Reproduce the listing word for word, leaving every picture behind.

- _Given data_:

★ ★ ★ ★ ★ ★ ★

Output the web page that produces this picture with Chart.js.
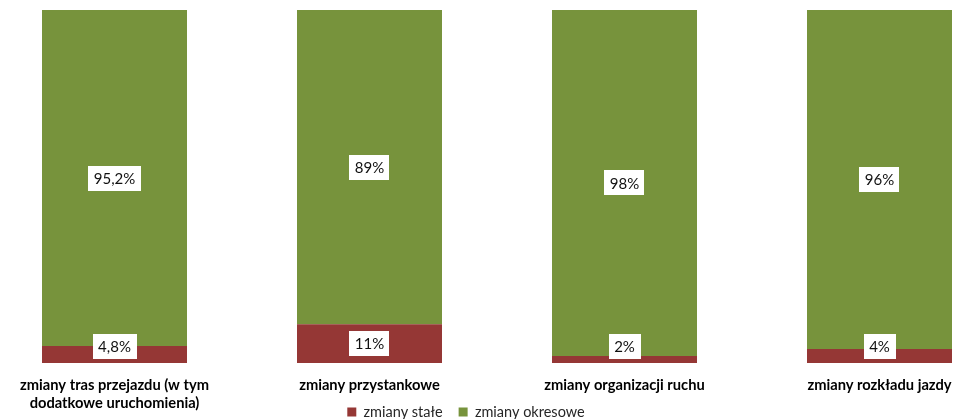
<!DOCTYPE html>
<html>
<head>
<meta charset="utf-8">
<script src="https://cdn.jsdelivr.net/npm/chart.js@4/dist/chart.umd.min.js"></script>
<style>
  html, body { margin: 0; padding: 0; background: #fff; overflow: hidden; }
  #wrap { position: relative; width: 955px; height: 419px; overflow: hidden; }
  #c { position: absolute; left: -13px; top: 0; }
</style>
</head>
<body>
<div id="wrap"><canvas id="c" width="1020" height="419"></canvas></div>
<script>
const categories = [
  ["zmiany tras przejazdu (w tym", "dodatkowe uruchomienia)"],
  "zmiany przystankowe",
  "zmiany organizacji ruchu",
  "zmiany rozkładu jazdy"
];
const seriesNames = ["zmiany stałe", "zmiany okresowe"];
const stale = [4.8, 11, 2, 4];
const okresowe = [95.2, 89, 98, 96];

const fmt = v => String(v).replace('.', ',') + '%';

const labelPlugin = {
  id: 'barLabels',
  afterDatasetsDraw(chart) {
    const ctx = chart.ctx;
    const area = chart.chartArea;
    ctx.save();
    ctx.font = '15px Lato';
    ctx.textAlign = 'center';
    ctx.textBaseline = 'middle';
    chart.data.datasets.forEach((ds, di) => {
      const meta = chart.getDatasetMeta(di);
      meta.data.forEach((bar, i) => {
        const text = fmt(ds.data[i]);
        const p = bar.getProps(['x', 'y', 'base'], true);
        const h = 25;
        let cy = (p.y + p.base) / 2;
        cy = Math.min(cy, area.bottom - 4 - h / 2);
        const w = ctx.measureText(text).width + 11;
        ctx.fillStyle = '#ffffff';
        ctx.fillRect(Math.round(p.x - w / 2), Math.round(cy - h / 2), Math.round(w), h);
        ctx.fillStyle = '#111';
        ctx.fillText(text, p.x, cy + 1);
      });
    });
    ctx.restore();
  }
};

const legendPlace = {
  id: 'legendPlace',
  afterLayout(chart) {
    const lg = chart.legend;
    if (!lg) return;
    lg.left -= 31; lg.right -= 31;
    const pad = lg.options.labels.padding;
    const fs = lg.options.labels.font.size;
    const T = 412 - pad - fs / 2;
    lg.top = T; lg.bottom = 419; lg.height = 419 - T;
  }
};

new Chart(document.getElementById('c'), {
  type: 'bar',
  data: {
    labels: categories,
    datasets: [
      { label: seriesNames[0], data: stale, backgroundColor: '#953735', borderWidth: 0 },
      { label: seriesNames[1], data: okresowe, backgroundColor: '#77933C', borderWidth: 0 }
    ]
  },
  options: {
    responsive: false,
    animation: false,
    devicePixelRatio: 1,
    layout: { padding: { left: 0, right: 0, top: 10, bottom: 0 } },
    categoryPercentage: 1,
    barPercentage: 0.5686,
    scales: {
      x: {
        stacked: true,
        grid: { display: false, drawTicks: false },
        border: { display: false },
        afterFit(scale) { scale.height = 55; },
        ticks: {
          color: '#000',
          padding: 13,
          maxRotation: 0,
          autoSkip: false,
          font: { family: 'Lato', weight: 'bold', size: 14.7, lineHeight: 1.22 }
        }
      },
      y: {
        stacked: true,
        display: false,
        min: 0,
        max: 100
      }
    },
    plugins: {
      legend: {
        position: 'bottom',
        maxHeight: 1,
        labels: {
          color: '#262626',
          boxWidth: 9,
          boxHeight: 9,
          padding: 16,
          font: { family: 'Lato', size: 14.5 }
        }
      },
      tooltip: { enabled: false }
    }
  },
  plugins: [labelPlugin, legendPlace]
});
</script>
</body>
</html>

★ ★ ★ ★ ★ ★ ★

- _Final answer_:
Output the web page that produces this picture with Chart.js.
<!DOCTYPE html>
<html>
<head>
<meta charset="utf-8">
<script src="https://cdn.jsdelivr.net/npm/chart.js@4/dist/chart.umd.min.js"></script>
<style>
  html, body { margin: 0; padding: 0; background: #fff; overflow: hidden; }
  #wrap { position: relative; width: 955px; height: 419px; overflow: hidden; }
  #c { position: absolute; left: -13px; top: 0; }
</style>
</head>
<body>
<div id="wrap"><canvas id="c" width="1020" height="419"></canvas></div>
<script>
const categories = [
  ["zmiany tras przejazdu (w tym", "dodatkowe uruchomienia)"],
  "zmiany przystankowe",
  "zmiany organizacji ruchu",
  "zmiany rozkładu jazdy"
];
const seriesNames = ["zmiany stałe", "zmiany okresowe"];
const stale = [4.8, 11, 2, 4];
const okresowe = [95.2, 89, 98, 96];

const fmt = v => String(v).replace('.', ',') + '%';

const labelPlugin = {
  id: 'barLabels',
  afterDatasetsDraw(chart) {
    const ctx = chart.ctx;
    const area = chart.chartArea;
    ctx.save();
    ctx.font = '15px Lato';
    ctx.textAlign = 'center';
    ctx.textBaseline = 'middle';
    chart.data.datasets.forEach((ds, di) => {
      const meta = chart.getDatasetMeta(di);
      meta.data.forEach((bar, i) => {
        const text = fmt(ds.data[i]);
        const p = bar.getProps(['x', 'y', 'base'], true);
        const h = 25;
        let cy = (p.y + p.base) / 2;
        cy = Math.min(cy, area.bottom - 4 - h / 2);
        const w = ctx.measureText(text).width + 11;
        ctx.fillStyle = '#ffffff';
        ctx.fillRect(Math.round(p.x - w / 2), Math.round(cy - h / 2), Math.round(w), h);
        ctx.fillStyle = '#111';
        ctx.fillText(text, p.x, cy + 1);
      });
    });
    ctx.restore();
  }
};

const legendPlace = {
  id: 'legendPlace',
  afterLayout(chart) {
    const lg = chart.legend;
    if (!lg) return;
    lg.left -= 31; lg.right -= 31;
    const pad = lg.options.labels.padding;
    const fs = lg.options.labels.font.size;
    const T = 412 - pad - fs / 2;
    lg.top = T; lg.bottom = 419; lg.height = 419 - T;
  }
};

new Chart(document.getElementById('c'), {
  type: 'bar',
  data: {
    labels: categories,
    datasets: [
      { label: seriesNames[0], data: stale, backgroundColor: '#953735', borderWidth: 0 },
      { label: seriesNames[1], data: okresowe, backgroundColor: '#77933C', borderWidth: 0 }
    ]
  },
  options: {
    responsive: false,
    animation: false,
    devicePixelRatio: 1,
    layout: { padding: { left: 0, right: 0, top: 10, bottom: 0 } },
    categoryPercentage: 1,
    barPercentage: 0.5686,
    scales: {
      x: {
        stacked: true,
        grid: { display: false, drawTicks: false },
        border: { display: false },
        afterFit(scale) { scale.height = 55; },
        ticks: {
          color: '#000',
          padding: 13,
          maxRotation: 0,
          autoSkip: false,
          font: { family: 'Lato', weight: 'bold', size: 14.7, lineHeight: 1.22 }
        }
      },
      y: {
        stacked: true,
        display: false,
        min: 0,
        max: 100
      }
    },
    plugins: {
      legend: {
        position: 'bottom',
        maxHeight: 1,
        labels: {
          color: '#262626',
          boxWidth: 9,
          boxHeight: 9,
          padding: 16,
          font: { family: 'Lato', size: 14.5 }
        }
      },
      tooltip: { enabled: false }
    }
  },
  plugins: [labelPlugin, legendPlace]
});
</script>
</body>
</html>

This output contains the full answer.